┌──
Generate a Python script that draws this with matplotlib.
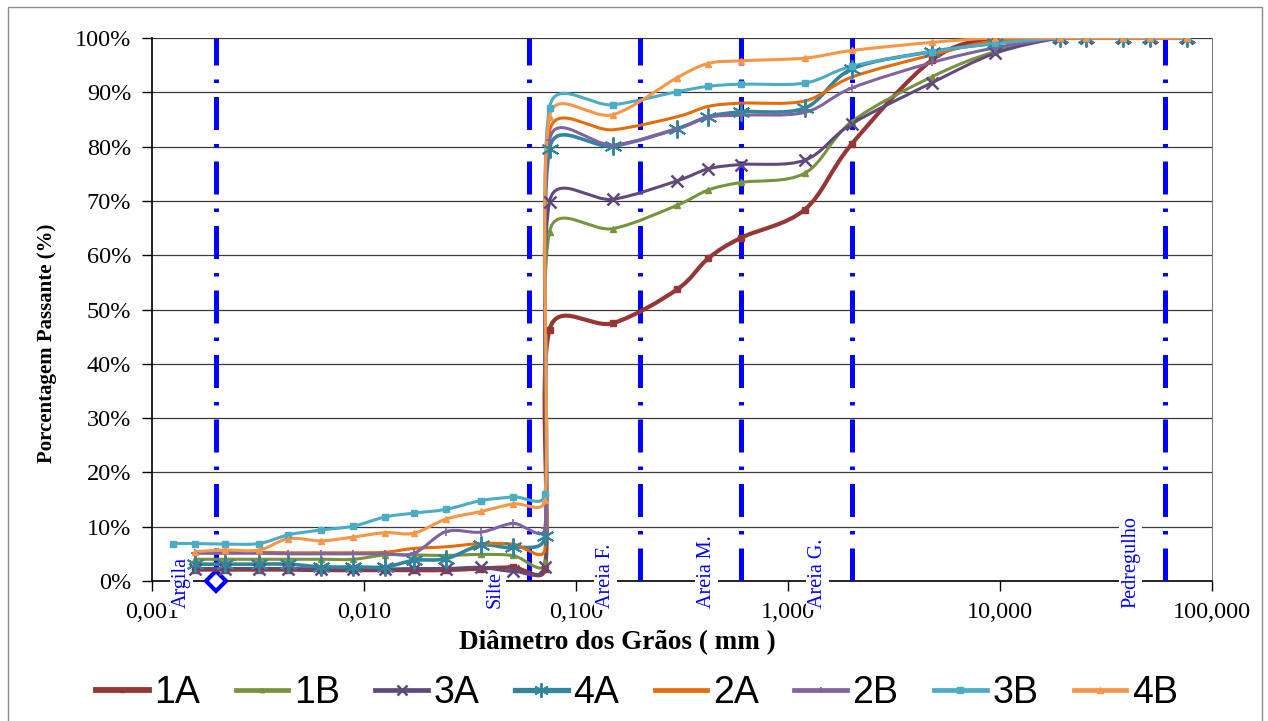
import matplotlib

matplotlib.use("Agg")
import matplotlib.pyplot as plt  # noqa: E402
import numpy as np  # noqa: E402
from matplotlib.lines import Line2D  # noqa: E402
from matplotlib.patches import PathPatch, Rectangle  # noqa: E402
from matplotlib.path import Path  # noqa: E402
from matplotlib.ticker import FixedFormatter, FixedLocator, NullLocator  # noqa: E402
from matplotlib.transforms import blended_transform_factory  # noqa: E402

# grain sizes (mm): hydrometer part then sieves
SED_MM = [0.0016, 0.0022, 0.0032, 0.0044, 0.0063, 0.0089, 0.0126, 0.0172, 0.0244, 0.0356, 0.0504, 0.0714]
SED_MM_3B = [0.00126, 0.0016, 0.0022, 0.0032, 0.0044, 0.0063, 0.0089, 0.0126, 0.0172, 0.0244, 0.0356, 0.0504, 0.0714]
SIEVE_MM = [0.075, 0.15, 0.3, 0.42, 0.6, 1.2, 2.0, 4.8, 9.5, 19.1, 25.4, 38.1, 50.8, 76.2]

# % passing per sample
P_1A = [2.1, 2.1, 2.1, 2.1, 2.0, 2.0, 2.0, 2.0, 2.0, 2.3, 2.5, 2.3,
        46.3, 47.5, 53.7, 59.4, 63.2, 68.4, 80.5, 96.0, 100, 100, 100, 100, 100, 100]
P_1B = [4.0, 4.0, 4.0, 4.0, 4.0, 4.0, 4.8, 4.8, 4.7, 4.9, 4.7, 3.5,
        64.3, 64.9, 69.2, 72.0, 73.4, 75.1, 84.6, 92.9, 97.5, 100, 100, 100, 100, 100]
P_3A = [2.3, 2.3, 2.3, 2.3, 2.2, 2.2, 2.2, 2.3, 2.3, 2.5, 1.8, 2.6,
        69.8, 70.3, 73.7, 75.9, 76.7, 77.5, 84.2, 91.8, 97.2, 100, 100, 100, 100, 100]
P_4A = [3.1, 3.1, 3.1, 3.1, 2.6, 2.6, 2.6, 3.8, 4.1, 6.6, 6.2, 8.3,
        79.6, 80.1, 83.3, 85.5, 86.4, 87.1, 94.3, 97.5, 99.0, 100, 100, 100, 100, 100]
P_2A = [5.3, 5.3, 5.3, 5.2, 5.2, 5.2, 5.3, 6.0, 6.3, 6.9, 6.8, 6.0,
        82.7, 83.1, 85.5, 87.4, 88.0, 88.4, 92.8, 96.9, 99.5, 100, 100, 100, 100, 100]
P_2B = [5.1, 5.1, 5.1, 5.0, 5.0, 5.0, 5.0, 5.1, 9.1, 9.0, 10.6, 9.8,
        81.2, 80.3, 83.3, 85.4, 85.8, 86.3, 90.8, 95.5, 98.2, 100, 100, 100, 100, 100]
P_3B = [6.9, 6.9, 6.8, 6.9, 8.5, 9.4, 10.1, 11.8, 12.5, 13.2, 14.8, 15.5, 16.1,
        87.2, 87.7, 90.1, 91.1, 91.5, 91.7, 94.8, 97.5, 99.0, 100, 100, 100, 100, 100]
P_4B = [5.4, 5.7, 5.7, 7.8, 7.4, 8.1, 8.9, 8.8, 11.4, 12.8, 14.2, 15.0,
        85.5, 85.9, 92.7, 95.3, 95.8, 96.3, 97.7, 99.2, 100, 100, 100, 100, 100, 100]

SAMPLES = ["1A", "1B", "3A", "4A", "2A", "2B", "3B", "4B"]
COLORS = ["#953735", "#77933C", "#604A7B", "#31859C", "#E46C0A", "#8064A2", "#4BACC6", "#F79646"]

# soil class boundaries (mm) and labels
BOUNDARY_MM = [0.002, 0.06, 0.2, 0.6, 2.0, 60]
CLASS_LABELS = ["Argila", "Silte", "Areia F.", "Areia M.", "Areia G.", "Pedregulho"]

XTICKS = [0.001, 0.01, 0.1, 1, 10, 100]
XTICK_LABELS = ["0,001", "0,010", "0,100", "1,000", "10,000", "100,000"]
YTICKS = list(range(0, 101, 10))

SERIF = "Liberation Serif"
SANS = "Liberation Sans"


def smooth_path(ax, x, y, cap=0.5):
    """Excel-like smoothed line: cubic Bezier built in display space,
    control arms = 1/6 of the neighbour chord, capped to a share of the segment."""
    pts = ax.transData.transform(np.column_stack([x, y]))
    n = len(pts)
    verts = [pts[0]]
    codes = [Path.MOVETO]
    for i in range(n - 1):
        p0, p1 = pts[i], pts[i + 1]
        seg = np.hypot(*(p1 - p0))
        a = (pts[i + 1] - pts[max(i - 1, 0)]) / 6
        b = (pts[min(i + 2, n - 1)] - pts[i]) / 6
        for arm in (a, b):
            ln = np.hypot(*arm)
            if ln > cap * seg and ln > 0:
                arm *= cap * seg / ln
        verts += [p0 + a, p1 - b, p1]
        codes += [Path.CURVE4] * 3
    data_verts = ax.transData.inverted().transform(np.array(verts))
    return Path(data_verts, codes)


series = [
    (SED_MM + SIEVE_MM, P_1A),
    (SED_MM + SIEVE_MM, P_1B),
    (SED_MM + SIEVE_MM, P_3A),
    (SED_MM + SIEVE_MM, P_4A),
    (SED_MM + SIEVE_MM, P_2A),
    (SED_MM + SIEVE_MM, P_2B),
    (SED_MM_3B + SIEVE_MM, P_3B),
    (SED_MM + SIEVE_MM, P_4B),
]
styles = [
    dict(lw=3.0, marker="s", ms=4, mew=1),
    dict(lw=2.2, marker="^", ms=4, mew=1),
    dict(lw=2.2, marker="x", ms=9, mew=1.8),
    dict(lw=2.6, marker=(6, 2, 0), ms=13, mew=1.4),
    dict(lw=2.2, marker=None, ms=0, mew=0),
    dict(lw=2.2, marker="+", ms=6, mew=1.2),
    dict(lw=2.2, marker="s", ms=5, mew=1),
    dict(lw=2.2, marker="^", ms=5, mew=1),
]

W, H = 1268, 721
fig = plt.figure(figsize=(W / 100, H / 100), dpi=100)
ax = fig.add_axes([152 / W, 1 - 581 / H, (1212 - 152) / W, (581 - 38) / H])

ax.set_xscale("log")
ax.set_xlim(0.001, 100)
ax.set_ylim(0, 100)

# horizontal grid
for yv in YTICKS[1:]:
    ax.axhline(yv, color="#3a3a3a", lw=0.9, zorder=0.5)

# class boundaries
for b in BOUNDARY_MM:
    ax.plot([b, b], [0, 100], color="#0000FF", lw=3.6, solid_capstyle="butt",
            dash_capstyle="butt", dashes=(6.6, 2.8, 0.7, 2.8), zorder=3)
ax.plot([BOUNDARY_MM[0]], [0], marker="D", ms=10, mfc="white", mec="#0000FF", mew=3,
        ls="none", clip_on=False, zorder=3.5)

# labels of classes, left of each boundary
tr = blended_transform_factory(ax.transData, ax.transAxes)
for b, lab in zip(BOUNDARY_MM, CLASS_LABELS):
    ax.text(b / 1.45, -0.05, lab, rotation=90, ha="center", va="bottom", transform=tr,
            color="#0000FF", fontsize=14.5, family=SERIF, zorder=2.7, clip_on=False,
            bbox=dict(facecolor="white", edgecolor="none", pad=1.5))

# samples
handles = []
for (xs, ys), name, c, st in zip(series, SAMPLES, COLORS, styles):
    ax.add_patch(PathPatch(smooth_path(ax, xs, ys), fill=False, edgecolor=c, lw=st["lw"],
                           capstyle="round", joinstyle="round", zorder=4))
    if st["marker"] is not None:
        ax.plot(xs, ys, ls="none", marker=st["marker"], ms=st["ms"], mew=st["mew"],
                color=c, zorder=4.1)
    handles.append(Line2D([], [], color=c, lw=st["lw"] + 1.2, marker=st["marker"],
                          ms=st["ms"] * 0.8, mew=st["mew"]))

# axes look
ax.xaxis.set_major_locator(FixedLocator(XTICKS))
ax.xaxis.set_major_formatter(FixedFormatter(XTICK_LABELS))
ax.xaxis.set_minor_locator(NullLocator())
ax.set_yticks(YTICKS)
ax.set_yticklabels([f"{v}%" for v in YTICKS])
ax.tick_params(axis="both", direction="out", length=7, width=1, labelsize=17.5, pad=8)
for lab in ax.get_xticklabels() + ax.get_yticklabels():
    lab.set_family(SERIF)
ax.spines["top"].set_visible(False)
ax.spines["right"].set_color("#7f7f7f")
ax.spines["left"].set_linewidth(1.2)
ax.spines["bottom"].set_linewidth(1.2)
ax.spines["left"].set_zorder(2.6)
ax.spines["bottom"].set_zorder(2.6)

fig.text(617 / W, 1 - 643 / H, "Diâmetro dos Grãos ( mm )", ha="center", va="center",
         fontsize=19.5, fontweight="bold", family=SERIF)
fig.text(47 / W, 1 - 343 / H, "Porcentagem Passante (%)", ha="center", va="center",
         rotation=90, fontsize=15, fontweight="bold", family=SERIF)

fig.legend(handles, SAMPLES, loc="center", bbox_to_anchor=(637 / W, 1 - 693 / H), ncol=8,
           frameon=False, prop={"family": SANS, "size": 27}, handlelength=1.4,
           handletextpad=0.15, columnspacing=0.95, borderaxespad=0)

# chart area border
fig.add_artist(Rectangle((8 / W, -0.01), (1262 - 8) / W, 1 - 7 / H + 0.01, transform=fig.transFigure,
                         fill=False, edgecolor="#8c8c8c", lw=1.0))

fig.savefig("out.png", dpi=100)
└──
> [TO BE DONE]:
Copy nothing but the lines from the first one in the listing through the line with "38.1, 50.8, 76.2]", and omit the pictures.

> [ANSWER FOR THIS EXERCISE]:
Generate a Python script that draws this with matplotlib.
import matplotlib

matplotlib.use("Agg")
import matplotlib.pyplot as plt  # noqa: E402
import numpy as np  # noqa: E402
from matplotlib.lines import Line2D  # noqa: E402
from matplotlib.patches import PathPatch, Rectangle  # noqa: E402
from matplotlib.path import Path  # noqa: E402
from matplotlib.ticker import FixedFormatter, FixedLocator, NullLocator  # noqa: E402
from matplotlib.transforms import blended_transform_factory  # noqa: E402

# grain sizes (mm): hydrometer part then sieves
SED_MM = [0.0016, 0.0022, 0.0032, 0.0044, 0.0063, 0.0089, 0.0126, 0.0172, 0.0244, 0.0356, 0.0504, 0.0714]
SED_MM_3B = [0.00126, 0.0016, 0.0022, 0.0032, 0.0044, 0.0063, 0.0089, 0.0126, 0.0172, 0.0244, 0.0356, 0.0504, 0.0714]
SIEVE_MM = [0.075, 0.15, 0.3, 0.42, 0.6, 1.2, 2.0, 4.8, 9.5, 19.1, 25.4, 38.1, 50.8, 76.2]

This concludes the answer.